> TASK REQUIREMENTS
Copy word for word the lines in the records below, starting at the line with "Give me the matplotlib source for this chart." and ending at the line with "scores = [7, 6, 5, 4, 3, 2, 1, 0]". Skip the pictures.

Dataset records

====

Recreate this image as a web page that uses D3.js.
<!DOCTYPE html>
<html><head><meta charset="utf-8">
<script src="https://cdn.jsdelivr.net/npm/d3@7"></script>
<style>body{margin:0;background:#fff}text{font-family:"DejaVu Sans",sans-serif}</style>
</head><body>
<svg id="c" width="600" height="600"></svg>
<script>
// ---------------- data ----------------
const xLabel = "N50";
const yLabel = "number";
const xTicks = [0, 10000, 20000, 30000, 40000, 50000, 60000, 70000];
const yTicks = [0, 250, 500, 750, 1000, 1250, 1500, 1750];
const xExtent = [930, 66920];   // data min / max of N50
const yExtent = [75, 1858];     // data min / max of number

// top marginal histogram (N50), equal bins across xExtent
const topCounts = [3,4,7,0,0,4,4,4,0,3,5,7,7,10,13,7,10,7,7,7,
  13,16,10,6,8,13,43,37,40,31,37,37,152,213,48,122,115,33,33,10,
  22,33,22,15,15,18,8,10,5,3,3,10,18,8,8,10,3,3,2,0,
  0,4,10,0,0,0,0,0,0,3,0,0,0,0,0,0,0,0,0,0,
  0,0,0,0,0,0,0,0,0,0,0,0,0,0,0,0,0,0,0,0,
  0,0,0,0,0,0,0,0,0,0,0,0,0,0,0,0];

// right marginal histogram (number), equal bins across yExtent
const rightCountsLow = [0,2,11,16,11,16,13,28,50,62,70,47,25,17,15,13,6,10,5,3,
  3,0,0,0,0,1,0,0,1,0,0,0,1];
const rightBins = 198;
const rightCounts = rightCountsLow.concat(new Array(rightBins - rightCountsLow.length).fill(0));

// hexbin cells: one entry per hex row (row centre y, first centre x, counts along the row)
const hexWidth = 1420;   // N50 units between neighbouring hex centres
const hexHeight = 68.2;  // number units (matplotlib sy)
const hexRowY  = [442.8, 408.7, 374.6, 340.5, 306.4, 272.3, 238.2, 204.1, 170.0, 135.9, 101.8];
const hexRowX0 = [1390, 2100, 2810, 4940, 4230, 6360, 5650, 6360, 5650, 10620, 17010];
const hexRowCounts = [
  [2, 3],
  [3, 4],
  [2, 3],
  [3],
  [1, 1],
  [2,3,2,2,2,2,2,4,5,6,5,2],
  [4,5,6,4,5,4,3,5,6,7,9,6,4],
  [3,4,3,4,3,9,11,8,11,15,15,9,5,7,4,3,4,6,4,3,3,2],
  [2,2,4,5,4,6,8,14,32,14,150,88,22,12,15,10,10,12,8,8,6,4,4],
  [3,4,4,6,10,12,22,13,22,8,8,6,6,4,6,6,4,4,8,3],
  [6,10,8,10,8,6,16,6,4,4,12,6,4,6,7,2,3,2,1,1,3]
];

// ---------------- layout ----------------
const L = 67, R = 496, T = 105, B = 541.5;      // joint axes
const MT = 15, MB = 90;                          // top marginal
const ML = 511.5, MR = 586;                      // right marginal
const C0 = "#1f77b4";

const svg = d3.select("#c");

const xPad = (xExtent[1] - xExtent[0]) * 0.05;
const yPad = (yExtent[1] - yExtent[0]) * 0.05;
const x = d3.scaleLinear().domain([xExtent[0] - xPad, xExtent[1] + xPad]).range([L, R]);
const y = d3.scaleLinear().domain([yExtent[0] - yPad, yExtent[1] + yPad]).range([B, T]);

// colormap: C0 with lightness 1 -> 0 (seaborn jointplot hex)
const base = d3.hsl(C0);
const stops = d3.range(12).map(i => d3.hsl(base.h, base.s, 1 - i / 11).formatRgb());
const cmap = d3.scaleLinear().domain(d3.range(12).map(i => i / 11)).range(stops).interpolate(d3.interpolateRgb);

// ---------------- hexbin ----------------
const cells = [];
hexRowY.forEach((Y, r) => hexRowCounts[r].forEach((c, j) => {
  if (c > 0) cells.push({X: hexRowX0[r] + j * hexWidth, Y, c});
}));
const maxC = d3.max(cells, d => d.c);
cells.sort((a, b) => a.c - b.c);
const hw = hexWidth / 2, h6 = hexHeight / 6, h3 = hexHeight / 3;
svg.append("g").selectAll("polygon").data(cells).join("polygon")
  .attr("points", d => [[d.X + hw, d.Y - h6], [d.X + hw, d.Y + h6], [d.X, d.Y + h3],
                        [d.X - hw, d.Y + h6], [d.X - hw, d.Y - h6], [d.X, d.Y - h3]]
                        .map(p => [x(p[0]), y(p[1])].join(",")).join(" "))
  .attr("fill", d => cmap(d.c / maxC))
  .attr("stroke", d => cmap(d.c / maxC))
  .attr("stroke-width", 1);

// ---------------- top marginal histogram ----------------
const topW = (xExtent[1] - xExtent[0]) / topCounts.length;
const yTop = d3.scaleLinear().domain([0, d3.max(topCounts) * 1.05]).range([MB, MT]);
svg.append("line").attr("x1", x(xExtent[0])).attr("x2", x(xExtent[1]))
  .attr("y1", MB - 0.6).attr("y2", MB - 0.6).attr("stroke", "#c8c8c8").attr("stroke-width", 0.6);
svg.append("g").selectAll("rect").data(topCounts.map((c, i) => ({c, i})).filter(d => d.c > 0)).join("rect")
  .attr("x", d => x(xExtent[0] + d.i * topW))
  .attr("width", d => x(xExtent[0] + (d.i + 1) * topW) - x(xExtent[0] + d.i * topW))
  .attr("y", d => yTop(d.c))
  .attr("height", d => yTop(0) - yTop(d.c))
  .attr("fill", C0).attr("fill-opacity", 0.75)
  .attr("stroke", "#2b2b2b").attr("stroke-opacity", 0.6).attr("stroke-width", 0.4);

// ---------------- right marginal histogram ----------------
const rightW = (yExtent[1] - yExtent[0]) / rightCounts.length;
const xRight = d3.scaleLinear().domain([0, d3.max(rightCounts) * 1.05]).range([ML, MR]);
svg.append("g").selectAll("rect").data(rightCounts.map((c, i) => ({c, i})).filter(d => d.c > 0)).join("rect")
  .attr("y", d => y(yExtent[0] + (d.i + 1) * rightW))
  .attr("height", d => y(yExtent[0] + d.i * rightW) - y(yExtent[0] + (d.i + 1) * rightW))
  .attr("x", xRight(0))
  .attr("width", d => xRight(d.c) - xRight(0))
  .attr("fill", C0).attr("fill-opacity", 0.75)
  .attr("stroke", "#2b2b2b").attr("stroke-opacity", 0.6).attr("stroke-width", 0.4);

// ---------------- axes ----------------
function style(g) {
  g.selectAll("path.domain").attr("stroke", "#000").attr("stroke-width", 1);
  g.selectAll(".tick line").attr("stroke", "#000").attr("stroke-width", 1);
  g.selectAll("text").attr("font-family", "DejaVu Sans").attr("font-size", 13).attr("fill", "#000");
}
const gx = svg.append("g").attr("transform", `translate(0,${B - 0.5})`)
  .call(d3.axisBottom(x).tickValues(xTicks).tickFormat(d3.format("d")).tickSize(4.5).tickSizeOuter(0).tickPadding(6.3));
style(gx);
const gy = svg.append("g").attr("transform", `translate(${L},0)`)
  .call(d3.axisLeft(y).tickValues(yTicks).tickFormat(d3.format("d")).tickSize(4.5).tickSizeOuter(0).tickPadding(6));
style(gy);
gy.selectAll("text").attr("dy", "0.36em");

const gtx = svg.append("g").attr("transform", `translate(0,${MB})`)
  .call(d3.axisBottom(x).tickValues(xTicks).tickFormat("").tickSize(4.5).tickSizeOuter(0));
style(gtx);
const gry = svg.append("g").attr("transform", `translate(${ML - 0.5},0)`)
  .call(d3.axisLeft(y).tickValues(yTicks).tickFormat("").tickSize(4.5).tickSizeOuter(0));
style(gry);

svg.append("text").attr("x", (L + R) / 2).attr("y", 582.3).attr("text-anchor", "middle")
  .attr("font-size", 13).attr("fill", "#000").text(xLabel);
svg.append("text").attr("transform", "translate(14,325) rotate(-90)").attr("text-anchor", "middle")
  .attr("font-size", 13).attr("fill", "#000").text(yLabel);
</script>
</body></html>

====

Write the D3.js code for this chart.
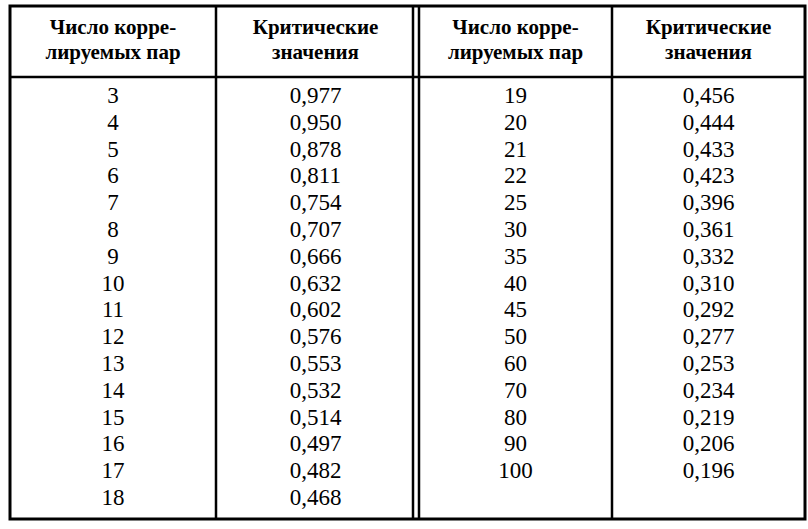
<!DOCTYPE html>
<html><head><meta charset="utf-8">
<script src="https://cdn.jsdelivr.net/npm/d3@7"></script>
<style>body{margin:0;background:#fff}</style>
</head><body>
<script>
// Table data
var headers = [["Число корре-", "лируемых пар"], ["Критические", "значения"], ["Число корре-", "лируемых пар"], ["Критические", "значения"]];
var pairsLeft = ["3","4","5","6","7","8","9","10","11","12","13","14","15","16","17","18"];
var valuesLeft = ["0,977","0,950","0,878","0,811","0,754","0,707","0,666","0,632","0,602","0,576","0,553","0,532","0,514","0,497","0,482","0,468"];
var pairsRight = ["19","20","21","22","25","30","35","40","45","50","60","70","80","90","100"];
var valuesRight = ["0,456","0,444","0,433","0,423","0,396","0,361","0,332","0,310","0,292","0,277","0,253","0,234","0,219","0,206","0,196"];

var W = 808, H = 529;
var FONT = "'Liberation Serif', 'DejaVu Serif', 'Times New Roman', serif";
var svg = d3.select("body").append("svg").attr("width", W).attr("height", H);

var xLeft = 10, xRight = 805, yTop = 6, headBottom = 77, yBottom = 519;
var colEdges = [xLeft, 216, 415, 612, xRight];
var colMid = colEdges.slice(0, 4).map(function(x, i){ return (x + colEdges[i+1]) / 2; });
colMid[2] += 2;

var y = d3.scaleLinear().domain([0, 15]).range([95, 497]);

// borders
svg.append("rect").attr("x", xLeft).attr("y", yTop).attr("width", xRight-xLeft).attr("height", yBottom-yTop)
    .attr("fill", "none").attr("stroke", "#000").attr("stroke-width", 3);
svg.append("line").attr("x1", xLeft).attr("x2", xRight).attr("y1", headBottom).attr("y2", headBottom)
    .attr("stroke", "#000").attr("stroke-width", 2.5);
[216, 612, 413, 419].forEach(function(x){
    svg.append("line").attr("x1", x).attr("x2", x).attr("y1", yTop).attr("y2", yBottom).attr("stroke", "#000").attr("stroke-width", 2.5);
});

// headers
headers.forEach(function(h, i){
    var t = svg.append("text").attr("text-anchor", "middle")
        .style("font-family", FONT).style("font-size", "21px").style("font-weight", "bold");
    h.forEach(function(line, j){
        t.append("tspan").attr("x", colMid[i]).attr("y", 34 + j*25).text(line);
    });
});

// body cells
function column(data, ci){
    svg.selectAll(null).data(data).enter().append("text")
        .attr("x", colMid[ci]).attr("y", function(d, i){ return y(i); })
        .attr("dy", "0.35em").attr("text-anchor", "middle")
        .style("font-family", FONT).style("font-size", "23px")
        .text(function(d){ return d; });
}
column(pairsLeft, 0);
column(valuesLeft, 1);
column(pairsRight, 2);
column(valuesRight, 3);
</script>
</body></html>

====

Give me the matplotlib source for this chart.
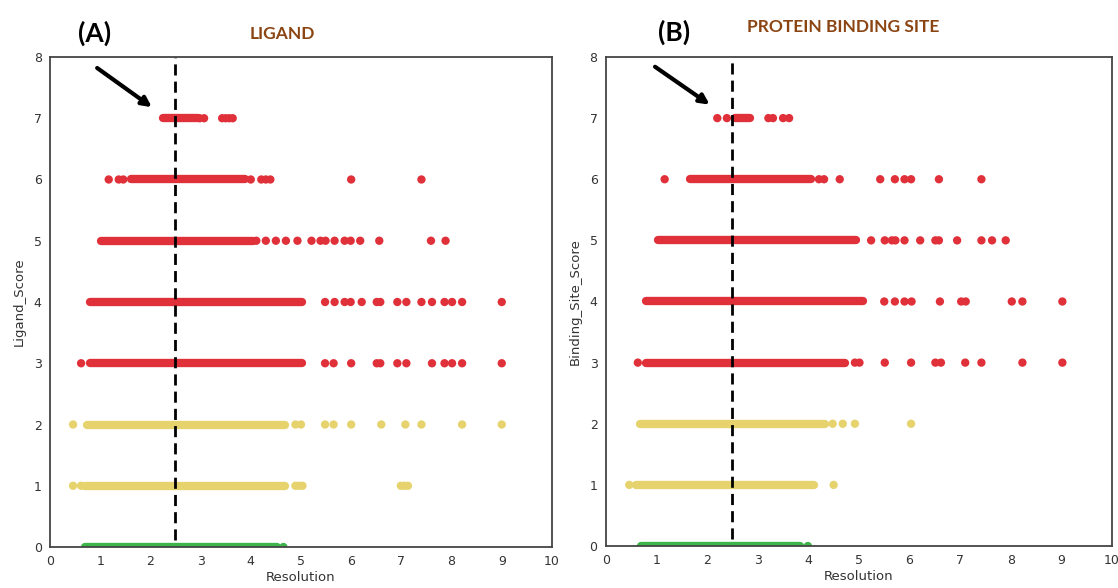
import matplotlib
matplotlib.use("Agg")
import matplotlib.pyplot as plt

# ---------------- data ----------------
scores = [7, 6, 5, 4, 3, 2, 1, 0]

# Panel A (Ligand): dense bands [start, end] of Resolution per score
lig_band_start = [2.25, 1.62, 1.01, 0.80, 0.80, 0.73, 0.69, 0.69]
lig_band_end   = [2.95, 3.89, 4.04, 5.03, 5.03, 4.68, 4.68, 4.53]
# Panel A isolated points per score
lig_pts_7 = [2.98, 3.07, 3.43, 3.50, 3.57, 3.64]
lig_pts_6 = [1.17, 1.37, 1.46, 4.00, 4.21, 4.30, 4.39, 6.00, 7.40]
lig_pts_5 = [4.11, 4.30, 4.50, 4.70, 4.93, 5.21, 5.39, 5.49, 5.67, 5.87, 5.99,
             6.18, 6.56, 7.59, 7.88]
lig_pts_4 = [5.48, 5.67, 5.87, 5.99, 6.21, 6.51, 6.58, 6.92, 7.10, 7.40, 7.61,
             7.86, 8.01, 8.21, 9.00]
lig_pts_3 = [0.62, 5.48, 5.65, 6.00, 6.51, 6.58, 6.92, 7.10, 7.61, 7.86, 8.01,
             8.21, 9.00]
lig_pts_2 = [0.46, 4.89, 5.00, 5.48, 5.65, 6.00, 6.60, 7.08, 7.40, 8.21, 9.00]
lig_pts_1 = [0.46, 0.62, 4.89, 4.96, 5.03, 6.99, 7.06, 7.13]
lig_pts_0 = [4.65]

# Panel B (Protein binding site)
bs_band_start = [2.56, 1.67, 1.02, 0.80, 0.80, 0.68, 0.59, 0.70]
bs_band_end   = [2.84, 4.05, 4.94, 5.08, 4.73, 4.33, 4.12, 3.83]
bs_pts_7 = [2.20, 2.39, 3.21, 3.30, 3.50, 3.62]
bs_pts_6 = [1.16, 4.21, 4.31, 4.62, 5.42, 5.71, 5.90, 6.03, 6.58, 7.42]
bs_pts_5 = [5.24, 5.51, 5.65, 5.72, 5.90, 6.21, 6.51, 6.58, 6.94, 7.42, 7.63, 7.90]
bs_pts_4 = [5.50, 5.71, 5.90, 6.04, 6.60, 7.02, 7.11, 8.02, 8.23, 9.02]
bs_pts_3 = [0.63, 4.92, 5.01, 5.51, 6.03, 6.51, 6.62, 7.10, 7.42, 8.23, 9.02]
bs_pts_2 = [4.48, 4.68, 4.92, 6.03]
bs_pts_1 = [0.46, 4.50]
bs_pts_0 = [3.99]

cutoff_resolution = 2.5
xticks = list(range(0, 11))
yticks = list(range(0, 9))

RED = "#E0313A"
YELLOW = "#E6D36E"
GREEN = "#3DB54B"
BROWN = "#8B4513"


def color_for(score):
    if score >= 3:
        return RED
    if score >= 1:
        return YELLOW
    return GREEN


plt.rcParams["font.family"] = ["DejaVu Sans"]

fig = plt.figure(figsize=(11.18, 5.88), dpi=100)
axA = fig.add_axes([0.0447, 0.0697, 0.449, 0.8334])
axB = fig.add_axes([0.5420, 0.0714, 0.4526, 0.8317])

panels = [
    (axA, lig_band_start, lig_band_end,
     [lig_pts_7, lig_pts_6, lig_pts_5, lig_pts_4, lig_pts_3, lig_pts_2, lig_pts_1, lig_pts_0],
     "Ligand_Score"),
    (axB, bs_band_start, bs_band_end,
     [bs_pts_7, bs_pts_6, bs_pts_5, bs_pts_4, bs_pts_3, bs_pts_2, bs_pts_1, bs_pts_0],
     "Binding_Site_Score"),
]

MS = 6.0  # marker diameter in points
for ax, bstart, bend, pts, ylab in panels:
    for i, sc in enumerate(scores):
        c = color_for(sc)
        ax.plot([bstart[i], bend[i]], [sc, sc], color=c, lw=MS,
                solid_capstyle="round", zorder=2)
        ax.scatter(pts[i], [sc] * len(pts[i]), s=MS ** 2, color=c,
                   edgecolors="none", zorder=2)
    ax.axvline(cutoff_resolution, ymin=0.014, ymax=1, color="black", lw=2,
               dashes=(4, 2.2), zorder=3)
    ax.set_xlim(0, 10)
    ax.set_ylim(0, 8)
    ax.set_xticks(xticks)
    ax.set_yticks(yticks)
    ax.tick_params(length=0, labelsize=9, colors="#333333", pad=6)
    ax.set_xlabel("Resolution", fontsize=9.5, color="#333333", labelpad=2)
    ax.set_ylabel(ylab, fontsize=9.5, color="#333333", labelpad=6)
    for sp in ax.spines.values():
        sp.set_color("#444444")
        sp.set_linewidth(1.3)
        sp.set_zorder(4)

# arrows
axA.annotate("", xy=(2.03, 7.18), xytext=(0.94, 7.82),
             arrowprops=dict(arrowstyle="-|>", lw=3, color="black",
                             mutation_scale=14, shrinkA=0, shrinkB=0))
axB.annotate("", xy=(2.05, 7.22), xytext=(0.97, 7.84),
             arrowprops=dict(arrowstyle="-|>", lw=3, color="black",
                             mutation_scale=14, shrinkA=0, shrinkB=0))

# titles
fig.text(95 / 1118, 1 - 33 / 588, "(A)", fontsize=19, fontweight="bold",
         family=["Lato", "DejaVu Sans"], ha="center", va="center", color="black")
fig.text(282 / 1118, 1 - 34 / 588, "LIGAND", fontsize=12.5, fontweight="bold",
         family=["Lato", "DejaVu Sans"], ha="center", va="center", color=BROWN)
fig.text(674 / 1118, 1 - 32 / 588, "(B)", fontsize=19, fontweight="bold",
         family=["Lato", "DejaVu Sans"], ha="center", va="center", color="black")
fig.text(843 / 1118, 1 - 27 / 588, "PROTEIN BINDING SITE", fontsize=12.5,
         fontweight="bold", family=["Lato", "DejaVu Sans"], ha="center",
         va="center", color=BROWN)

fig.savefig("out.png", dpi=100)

====

> THE COMPLETED TASK
Give me the matplotlib source for this chart.
import matplotlib
matplotlib.use("Agg")
import matplotlib.pyplot as plt

# ---------------- data ----------------
scores = [7, 6, 5, 4, 3, 2, 1, 0]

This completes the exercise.